Tyrus Thomas hurt for the 12th time this game........


----------



## NOBLE (Apr 10, 2005)

gian said:


> Dwyane Wade: 8/12 FG
> Rest of Team: 11/37 FG
> 
> Dwyane Wade: 2/3 3PT
> Rest of Team: 1/11 3PT


I didn't mean like that, but it seems bad from the fact I've seen him grimace a few times and cradle his arm when I got home.


----------



## -33- (Aug 6, 2002)

D-Wright in the game!


----------



## -33- (Aug 6, 2002)

Doreeeeeeeeeelllllllllllllllllllllllllllllll Wright For 2!


----------



## Wade County (Jun 22, 2003)

Dorrell in the game and scoring a deuce straight up.


----------



## UD40 (May 12, 2005)

Our benchies are out playing our starters....


----------



## Steez (Nov 28, 2002)

I think this loss is going to go a long way for you guys... its a good shot in the arm for everyone there not named Wade. He is doing his thing.


----------



## Wade2Bosh (Mar 31, 2004)

Wright and Simien should have played earlier. Maybe they could've provided a spark.


----------



## Wade2Bosh (Mar 31, 2004)

Steez said:


> I think this loss is going to go a long way for you guys... its a good shot in the arm for everyone there not named Wade. He is doing his thing.


Thats what im hoping. Hopefully this serves as a very, very early season wake up call.


----------



## BlackNRed (Feb 9, 2005)

Why oh why do our two former first rounds picks not play a single minute until we're down by 30 in garbage time.

I know it's early but this team looks no different than they did last year. lackluster play do to too many veterans that play lazy basketball. We should have got younger in the offseason.
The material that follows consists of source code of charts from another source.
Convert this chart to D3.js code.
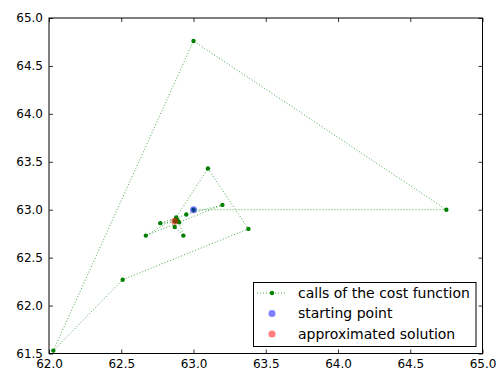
<!DOCTYPE html>
<html>
<head>
<meta charset="utf-8">
<script src="https://cdn.jsdelivr.net/npm/d3@7"></script>
<style>
  html, body { margin: 0; padding: 0; background: #fff; }
  svg { display: block; font-family: "DejaVu Sans", sans-serif; }
</style>
</head>
<body>
<svg id="chart" width="500" height="374"></svg>
<script>
// ---- data ----
const callsX = [63.0, 64.75, 63.0, 62.03, 62.51, 63.38, 63.10, 62.88, 62.67, 63.20, 62.95, 62.77, 62.90, 62.93, 62.87, 62.89, 62.87];
const callsY = [63.0, 63.0, 64.76, 61.53, 62.27, 62.80, 63.43, 62.92, 62.73, 63.05, 62.95, 62.86, 62.87, 62.73, 62.82, 62.89, 62.88];
const startPoint = [63.0, 63.0];
const solution = [62.87, 62.88];
const xTicks = [62.0, 62.5, 63.0, 63.5, 64.0, 64.5, 65.0];
const yTicks = [61.5, 62.0, 62.5, 63.0, 63.5, 64.0, 64.5, 65.0];
const legendLabels = ["calls of the cost function", "starting point", "approximated solution"];

// ---- layout ----
const L = 49, R = 482.5, T = 18, B = 353.5;
const svg = d3.select("#chart");
const x = d3.scaleLinear().domain([62, 65]).range([L, R]);
const y = d3.scaleLinear().domain([61.5, 65]).range([B, T]);
const fmt = d3.format(".1f");

// axes (inward ticks on all sides)
const axB = svg.append("g").attr("transform", `translate(0,${B})`)
  .call(d3.axisBottom(x).tickValues(xTicks).tickFormat(fmt).tickSize(-4).tickPadding(6));
const axT = svg.append("g").attr("transform", `translate(0,${T})`)
  .call(d3.axisTop(x).tickValues(xTicks).tickFormat("").tickSize(-4));
const axL = svg.append("g").attr("transform", `translate(${L},0)`)
  .call(d3.axisLeft(y).tickValues(yTicks).tickFormat(fmt).tickSize(-4).tickPadding(6));
const axR = svg.append("g").attr("transform", `translate(${R},0)`)
  .call(d3.axisRight(y).tickValues(yTicks).tickFormat("").tickSize(-4));
[axB, axT, axL, axR].forEach(g => {
  g.select(".domain").remove();
  g.selectAll("line").attr("stroke", "#000").attr("stroke-width", 0.8);
  g.selectAll("text").attr("font-size", 12).attr("fill", "#000").attr("font-family", "DejaVu Sans, sans-serif");
});

// plot frame
svg.append("rect").attr("x", L).attr("y", T).attr("width", R - L).attr("height", B - T)
  .attr("fill", "none").attr("stroke", "#000").attr("stroke-width", 1);

const plot = svg.append("g");
const pts = callsX.map((v, i) => [v, callsY[i]]);

// path of calls
plot.append("path")
  .attr("d", d3.line().x(d => x(d[0])).y(d => y(d[1]))(pts))
  .attr("fill", "none").attr("stroke", "#008000").attr("stroke-width", 1)
  .attr("stroke-opacity", 0.7).attr("stroke-dasharray", "1,2");
plot.selectAll("circle.call").data(pts).join("circle").attr("class", "call")
  .attr("cx", d => x(d[0])).attr("cy", d => y(d[1])).attr("r", 2.2)
  .attr("fill", "#008000");

// starting point
plot.append("circle").attr("cx", x(startPoint[0])).attr("cy", y(startPoint[1])).attr("r", 3.5)
  .attr("fill", "#0000ff").attr("fill-opacity", 0.5);
// solution
plot.append("circle").attr("cx", x(solution[0])).attr("cy", y(solution[1])).attr("r", 3.5)
  .attr("fill", "#ff0000").attr("fill-opacity", 0.5);

// ---- legend ----
const lg = svg.append("g");
lg.append("rect").attr("x", 253.5).attr("y", 282.5).attr("width", 222.5).attr("height", 64)
  .attr("fill", "#fff").attr("stroke", "#000").attr("stroke-width", 1);
const rowY = [293, 313.5, 334];
lg.append("line").attr("x1", 257).attr("x2", 287).attr("y1", rowY[0]).attr("y2", rowY[0])
  .attr("stroke", "#008000").attr("stroke-width", 1).attr("stroke-opacity", 0.7).attr("stroke-dasharray", "1,2");
lg.append("circle").attr("cx", 272).attr("cy", rowY[0]).attr("r", 2.2).attr("fill", "#008000");
lg.append("circle").attr("cx", 272).attr("cy", rowY[1]).attr("r", 3.5).attr("fill", "#0000ff").attr("fill-opacity", 0.5);
lg.append("circle").attr("cx", 272).attr("cy", rowY[2]).attr("r", 3.5).attr("fill", "#ff0000").attr("fill-opacity", 0.5);
lg.selectAll("text").data(legendLabels).join("text")
  .attr("x", 298).attr("y", (d, i) => rowY[i]).attr("dy", "0.35em")
  .attr("font-size", 14).attr("fill", "#000").text(d => d);
</script>
</body>
</html>
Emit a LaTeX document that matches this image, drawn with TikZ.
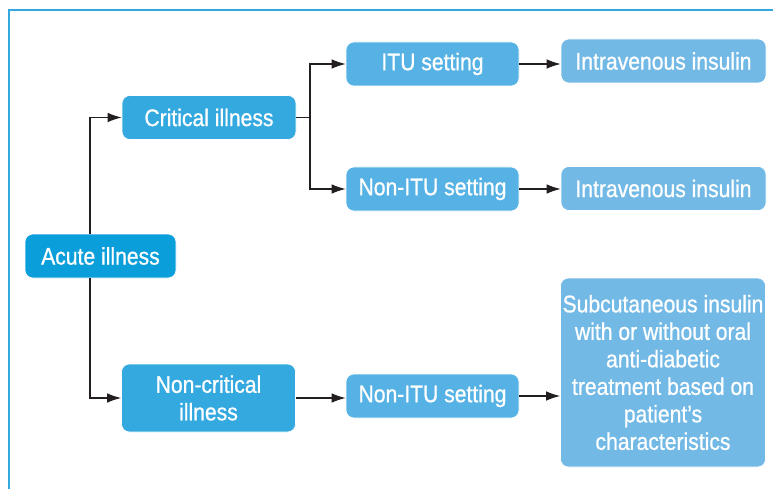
\documentclass[tikz,border=0pt]{standalone}
\usepackage{fontspec}
\setmainfont{Liberation Sans}[FakeStretch=0.88,FakeBold=0.8]
\usepackage{tikz}
\usetikzlibrary{arrows.meta,positioning,calc}
\definecolor{acuteblue}{RGB}{10,158,218}
\definecolor{illblue}{RGB}{51,169,224}
\definecolor{setblue}{RGB}{86,178,228}
\definecolor{careblue}{RGB}{114,185,230}
\definecolor{frameblue}{RGB}{53,168,224}
\definecolor{arrowgray}{RGB}{35,31,32}

\begin{document}
\begin{tikzpicture}[x=1pt,y=-1pt,
  box/.style={draw=white,line width=0.6pt,rounded corners=8pt,text=white,align=center,
    font=\fontsize{24}{27.5}\selectfont,inner sep=1pt},
  acute/.style={box,fill=acuteblue,minimum width=151pt,minimum height=44pt},
  illness/.style={box,fill=illblue,minimum width=174pt,minimum height=44pt},
  setting/.style={box,fill=setblue,minimum width=173pt,minimum height=44pt},
  care/.style={box,fill=careblue,minimum width=205pt,minimum height=44pt},
  arrow/.style={-{Latex[length=14pt,width=9.5pt]},line width=1.1pt,draw=arrowgray}
]
\useasboundingbox (0,0) rectangle (773,489);
\draw[frameblue,line width=1.6pt] (9,489) -- (9,10) -- (773,10);
\node[acute] (acute) at (100.5,256) {Acute illness};
\node[illness] (critical) at (209,117.5) {Critical illness};
\node[illness,minimum height=68pt] (noncritical) at (208.5,398) {Non-critical\\illness};
\node[setting] (itu) at (432.5,64) {ITU setting};
\node[setting] (nonitu) at (432.5,189) {Non-ITU setting};
\node[setting] (ward) at (432.5,396) {Non-ITU setting};
\node[care] (ivitu) at (663.5,61) {Intravenous insulin};
\node[care] (ivward) at (663.5,188.5) {Intravenous insulin};
\node[care,minimum height=189pt] (subcut) at (663,372.5)
  {Subcutaneous insulin\\with or without oral\\anti-diabetic\\treatment based on\\patient’s\\characteristics};
\coordinate (fork) at (310,117.5);
\draw[arrow] ([xshift=-10.5pt]acute.north) |- (critical.west);
\draw[arrow] ([xshift=-10.5pt]acute.south) |- (noncritical.west);
\draw[line width=1.1pt,arrowgray] (critical.east) -- (fork);
\draw[arrow] (fork) |- (itu.west);
\draw[arrow] (fork) |- (nonitu.west);
\draw[arrow] (itu.east) -- (itu.east -| ivitu.west);
\draw[arrow] (nonitu.east) -- (nonitu.east -| ivward.west);
\draw[arrow] (noncritical.east) -- (noncritical.east -| ward.west);
\draw[arrow] (ward.east) -- (ward.east -| subcut.west);
\end{tikzpicture}
\end{document}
But we didn't make any moves.

It's game one so I won't say much more than this was an embarrasing performance on opening night.


----------



## reHEATed (Jun 29, 2003)

okay...Hite isnt a pg (he cant even imitate a pg) and Quinn sucks...........

we need a pg, and bad


----------



## UD40 (May 12, 2005)

Let's hope Jalen isn't watching :laugh:


----------



## -33- (Aug 6, 2002)

Dorell Wright is out there trying to get shots up....funny as hell


----------



## reHEATed (Jun 29, 2003)

UD40 said:


> Let's hope Jalen isn't watching :laugh:


well, if Jalen wants pt (he seems to care about that) , he has some at pg for this team


----------



## Wade2Bosh (Mar 31, 2004)

Thank god that massacre ended...

Friday cannot come soon enough.


----------



## -33- (Aug 6, 2002)

wadeshaqeddie said:


> well, if Jalen wants pt (he seems to care about that) , he has some at pg for this team


**** if he wants PT, he's got plenty here...
who is our backup SG? Kapono? There's minutes he'd steal.

And like you said, if he can play point, he'll find minutes there too. 
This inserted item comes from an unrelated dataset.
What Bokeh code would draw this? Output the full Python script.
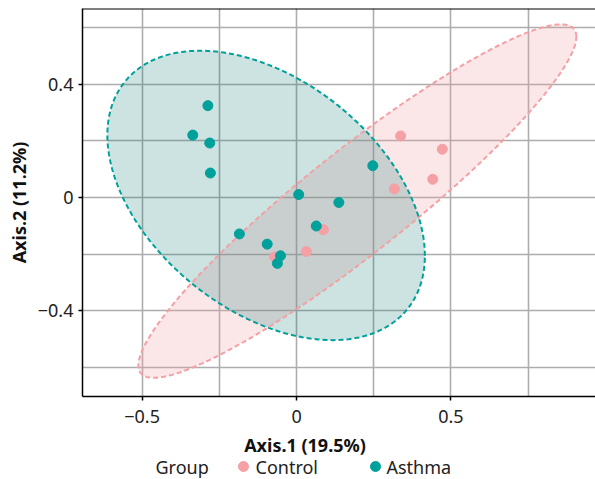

Phoenix has plenty of wing players, I know he'd fit well there too, but he's coming to a very good situation in Miami. I think by tomorrow at this time, we'll have Jalen Rose on our roster.


----------



## Wade2Bosh (Mar 31, 2004)

Shaq_Diesel said:


> **** if he wants PT, he's got plenty here...
> who is our backup SG? Kapono? There's minutes he'd steal.
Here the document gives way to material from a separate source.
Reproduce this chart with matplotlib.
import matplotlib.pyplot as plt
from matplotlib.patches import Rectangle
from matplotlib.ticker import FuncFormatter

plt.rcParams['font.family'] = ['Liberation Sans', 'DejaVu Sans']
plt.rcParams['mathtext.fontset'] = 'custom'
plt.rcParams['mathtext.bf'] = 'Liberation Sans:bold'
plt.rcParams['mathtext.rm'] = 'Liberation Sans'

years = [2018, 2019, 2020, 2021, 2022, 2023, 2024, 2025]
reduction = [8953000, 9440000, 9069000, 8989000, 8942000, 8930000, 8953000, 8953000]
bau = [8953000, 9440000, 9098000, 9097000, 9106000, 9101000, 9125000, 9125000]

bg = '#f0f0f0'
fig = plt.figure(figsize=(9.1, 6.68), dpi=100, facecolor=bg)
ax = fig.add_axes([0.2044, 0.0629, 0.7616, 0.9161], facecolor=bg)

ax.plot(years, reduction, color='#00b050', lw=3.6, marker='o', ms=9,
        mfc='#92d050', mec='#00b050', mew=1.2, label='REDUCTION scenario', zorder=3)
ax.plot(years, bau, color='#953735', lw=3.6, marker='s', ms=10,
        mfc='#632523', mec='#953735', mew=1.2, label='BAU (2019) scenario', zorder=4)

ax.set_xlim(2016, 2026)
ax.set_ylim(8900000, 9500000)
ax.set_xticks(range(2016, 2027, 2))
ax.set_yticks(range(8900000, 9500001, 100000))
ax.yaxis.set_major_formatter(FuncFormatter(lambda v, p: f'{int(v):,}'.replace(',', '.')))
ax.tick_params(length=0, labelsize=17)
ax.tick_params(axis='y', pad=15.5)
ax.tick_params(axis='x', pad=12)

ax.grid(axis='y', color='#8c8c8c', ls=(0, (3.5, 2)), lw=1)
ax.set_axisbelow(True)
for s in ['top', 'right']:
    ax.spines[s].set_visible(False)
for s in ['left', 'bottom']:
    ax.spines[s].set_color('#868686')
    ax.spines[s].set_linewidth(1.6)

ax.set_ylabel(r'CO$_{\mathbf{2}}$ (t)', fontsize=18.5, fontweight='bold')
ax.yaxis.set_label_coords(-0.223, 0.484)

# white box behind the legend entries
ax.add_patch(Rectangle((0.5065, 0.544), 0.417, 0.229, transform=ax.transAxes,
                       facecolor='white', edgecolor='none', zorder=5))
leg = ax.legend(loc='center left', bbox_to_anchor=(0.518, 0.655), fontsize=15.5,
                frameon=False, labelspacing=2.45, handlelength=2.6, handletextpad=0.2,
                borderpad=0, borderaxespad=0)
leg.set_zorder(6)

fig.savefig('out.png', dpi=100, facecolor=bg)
Payton plays sg before Kapono. That lineup at the end of the 1st quater with Quinn at pg and Payton at sg was like playing 3 on 5 on offense. That is all the more reason why we need Rose.

There's no doubt that we could offer Rose more playing time than any other contender.


----------



## erikbasketball20 (Nov 1, 2006)

This is what would have happened in the NBA championship games if Dallas had shot better then 30%. Tsk tsk tsk. When will the Heat learn that you can't beat good teams by playing Wade ball. Teams that pass will always prevail over teams that don't. (Unless they shoot 30% and the one player team has a player playing like MJ. So, rarely.)


----------



## Sixerfanforlife (Jun 23, 2005)

Kevin Ollie for a trade exemption?


----------



## Wade2Bosh (Mar 31, 2004)

> *Bulls 108, Heat 66*
> 
> Observations from Tuesday's 108-66 loss to the Bulls at AmericanAirlines Arena:
> 
> ...


http://blogs.sun-sentinel.com/sports_basketball_heat/


----------



## mippo (Apr 27, 2005)

It's pretty much a win-win situation tonight. Realistically, the Heat have about a 99.9% chance of ending the Bulls season once again in this year's playoffs so the Bulls got some sweet revenge for last year and some hope for this year. The Heat typically start their seasons really slow, and there is a good chance a beating like this will jump start their season a bit sooner this year. 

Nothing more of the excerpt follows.